*Task to carry out*. Any picture among the records should be left out, please; retype the rest exactly.

[Code that draws figures]
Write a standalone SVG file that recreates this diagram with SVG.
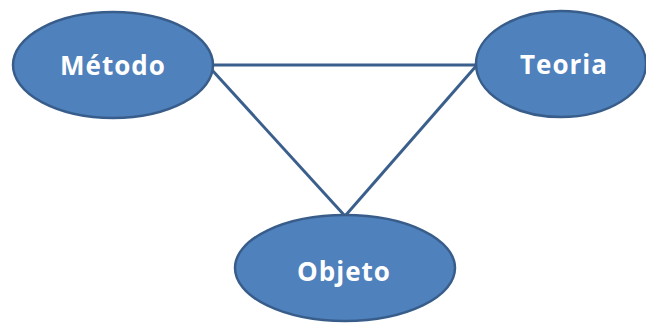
<svg xmlns="http://www.w3.org/2000/svg" width="646" height="324" viewBox="0 0 646 324">
<style>
.n{fill:#4F81BD;stroke:#385D8A;stroke-width:2.5}
.t{fill:#fff;font-family:"Open Sans","Liberation Sans",sans-serif;font-weight:bold;font-size:26px;letter-spacing:1px;text-anchor:middle}
.c{stroke:#3B5F8C;stroke-width:3;fill:none}
</style>
<rect width="646" height="324" fill="#fff"/>
<g id="connectors">
<line class="c" x1="213" y1="65" x2="477" y2="65"/>
<line class="c" x1="212" y1="70" x2="345" y2="216"/>
<line class="c" x1="477" y1="65" x2="345" y2="216"/>
</g>
<g id="metodo">
<ellipse class="n" cx="113" cy="65" rx="100" ry="53"/>
<text class="t" x="113" y="75">Método</text>
</g>
<g id="teoria">
<ellipse class="n" cx="561" cy="64" rx="85" ry="53"/>
<text class="t" x="564" y="74">Teoria</text>
</g>
<g id="objeto">
<ellipse class="n" cx="345" cy="268" rx="110" ry="53"/>
<text class="t" x="344" y="281">Objeto</text>
</g>
</svg>
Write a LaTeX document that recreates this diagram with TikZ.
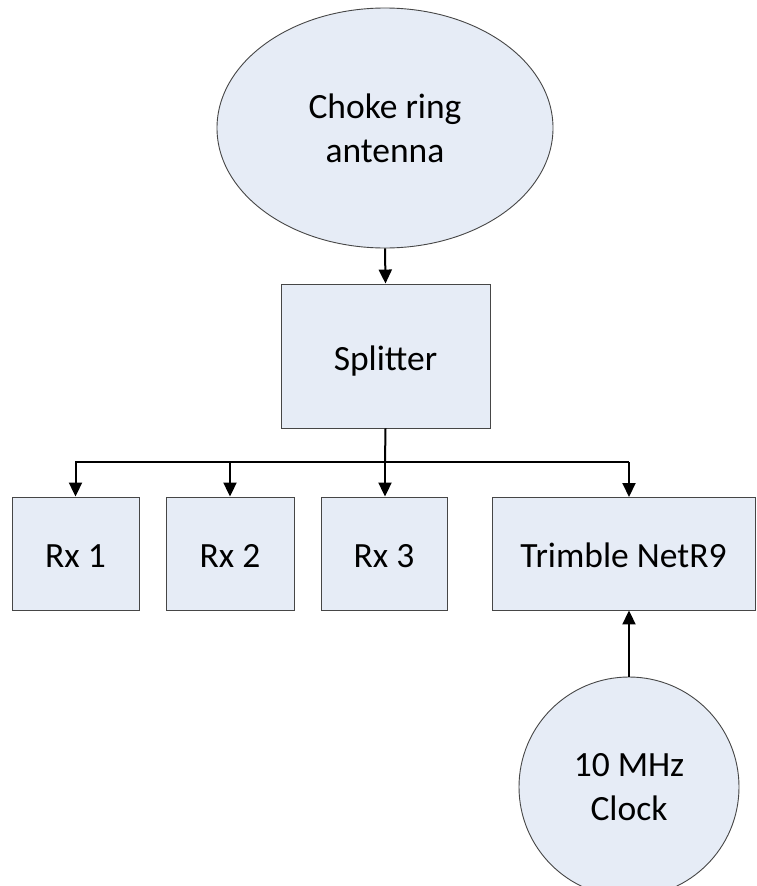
\documentclass[tikz,border=0pt]{standalone}
\usepackage{fontspec}
\setmainfont{Carlito}
\usetikzlibrary{shapes.geometric,arrows.meta}
\definecolor{boxfill}{RGB}{230,236,246}
\definecolor{boxline}{RGB}{70,70,70}
\begin{document}
\begin{tikzpicture}[x=1pt,y=-1pt,
  every node/.style={font=\fontsize{35.5}{44}\selectfont, align=center, text=black},
  blk/.style={draw=boxline, fill=boxfill, line width=0.9pt, rectangle, inner sep=0pt, text height=30pt, text depth=2pt},
  conn/.style={draw=black, line width=2pt, -{Triangle[length=14pt,width=13pt]}}]
\useasboundingbox (0,0) rectangle (756,886);
\fill[white] (0,0) rectangle (756,886);
\node[draw=boxline, fill=boxfill, line width=0.9pt, ellipse, minimum width=336pt, minimum height=240pt, inner sep=0pt] (ant) at (385,128) {Choke ring\\antenna};
\node[blk, minimum width=209pt, minimum height=144pt] (spl) at (385.5,356) {Splitter};
\node[blk, minimum width=127pt, minimum height=113pt] (rx1) at (75.5,553.5) {Rx 1};
\node[blk, minimum width=128pt, minimum height=113pt] (rx2) at (230,553.5) {Rx 2};
\node[blk, minimum width=126pt, minimum height=113pt] (rx3) at (384,553.5) {Rx 3};
\node[blk, minimum width=263pt, minimum height=113pt] (trm) at (623.5,553.5) {Trimble NetR9};
\node[draw=boxline, fill=boxfill, line width=0.9pt, circle, minimum size=220pt, inner sep=0pt] (clk) at (629,787) {10 MHz\\Clock};
\coordinate (br) at (385,462);
\draw[conn] (ant.south) -- (spl.north);
\draw[line width=2pt] (spl.south) -- (br);
\draw[line width=2pt] (75,462) -- (629,462);
\draw[conn] (br -| rx1.north) -- (rx1.north);
\draw[conn] (br -| rx2.north) -- (rx2.north);
\draw[conn] (br) -- (br |- rx3.north);
\draw[conn] (629,462) -- (629,497);
\draw[conn] (clk.north) -- (clk.north |- trm.south);
\end{tikzpicture}
\end{document}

*Solution*.
Write a standalone SVG file that recreates this diagram with SVG.
<svg xmlns="http://www.w3.org/2000/svg" width="646" height="324" viewBox="0 0 646 324">
<style>
.n{fill:#4F81BD;stroke:#385D8A;stroke-width:2.5}
.t{fill:#fff;font-family:"Open Sans","Liberation Sans",sans-serif;font-weight:bold;font-size:26px;letter-spacing:1px;text-anchor:middle}
.c{stroke:#3B5F8C;stroke-width:3;fill:none}
</style>
<rect width="646" height="324" fill="#fff"/>
<g id="connectors">
<line class="c" x1="213" y1="65" x2="477" y2="65"/>
<line class="c" x1="212" y1="70" x2="345" y2="216"/>
<line class="c" x1="477" y1="65" x2="345" y2="216"/>
</g>
<g id="metodo">
<ellipse class="n" cx="113" cy="65" rx="100" ry="53"/>
<text class="t" x="113" y="75">Método</text>
</g>
<g id="teoria">
<ellipse class="n" cx="561" cy="64" rx="85" ry="53"/>
<text class="t" x="564" y="74">Teoria</text>
</g>
<g id="objeto">
<ellipse class="n" cx="345" cy="268" rx="110" ry="53"/>
<text class="t" x="344" y="281">Objeto</text>
</g>
</svg>
Write a LaTeX document that recreates this diagram with TikZ.
\documentclass[tikz,border=0pt]{standalone}
\usepackage{fontspec}
\setmainfont{Carlito}
\usetikzlibrary{shapes.geometric,arrows.meta}
\definecolor{boxfill}{RGB}{230,236,246}
\definecolor{boxline}{RGB}{70,70,70}
\begin{document}
\begin{tikzpicture}[x=1pt,y=-1pt,
  every node/.style={font=\fontsize{35.5}{44}\selectfont, align=center, text=black},
  blk/.style={draw=boxline, fill=boxfill, line width=0.9pt, rectangle, inner sep=0pt, text height=30pt, text depth=2pt},
  conn/.style={draw=black, line width=2pt, -{Triangle[length=14pt,width=13pt]}}]
\useasboundingbox (0,0) rectangle (756,886);
\fill[white] (0,0) rectangle (756,886);
\node[draw=boxline, fill=boxfill, line width=0.9pt, ellipse, minimum width=336pt, minimum height=240pt, inner sep=0pt] (ant) at (385,128) {Choke ring\\antenna};
\node[blk, minimum width=209pt, minimum height=144pt] (spl) at (385.5,356) {Splitter};
\node[blk, minimum width=127pt, minimum height=113pt] (rx1) at (75.5,553.5) {Rx 1};
\node[blk, minimum width=128pt, minimum height=113pt] (rx2) at (230,553.5) {Rx 2};
\node[blk, minimum width=126pt, minimum height=113pt] (rx3) at (384,553.5) {Rx 3};
\node[blk, minimum width=263pt, minimum height=113pt] (trm) at (623.5,553.5) {Trimble NetR9};
\node[draw=boxline, fill=boxfill, line width=0.9pt, circle, minimum size=220pt, inner sep=0pt] (clk) at (629,787) {10 MHz\\Clock};
\coordinate (br) at (385,462);
\draw[conn] (ant.south) -- (spl.north);
\draw[line width=2pt] (spl.south) -- (br);
\draw[line width=2pt] (75,462) -- (629,462);
\draw[conn] (br -| rx1.north) -- (rx1.north);
\draw[conn] (br -| rx2.north) -- (rx2.north);
\draw[conn] (br) -- (br |- rx3.north);
\draw[conn] (629,462) -- (629,497);
\draw[conn] (clk.north) -- (clk.north |- trm.south);
\end{tikzpicture}
\end{document}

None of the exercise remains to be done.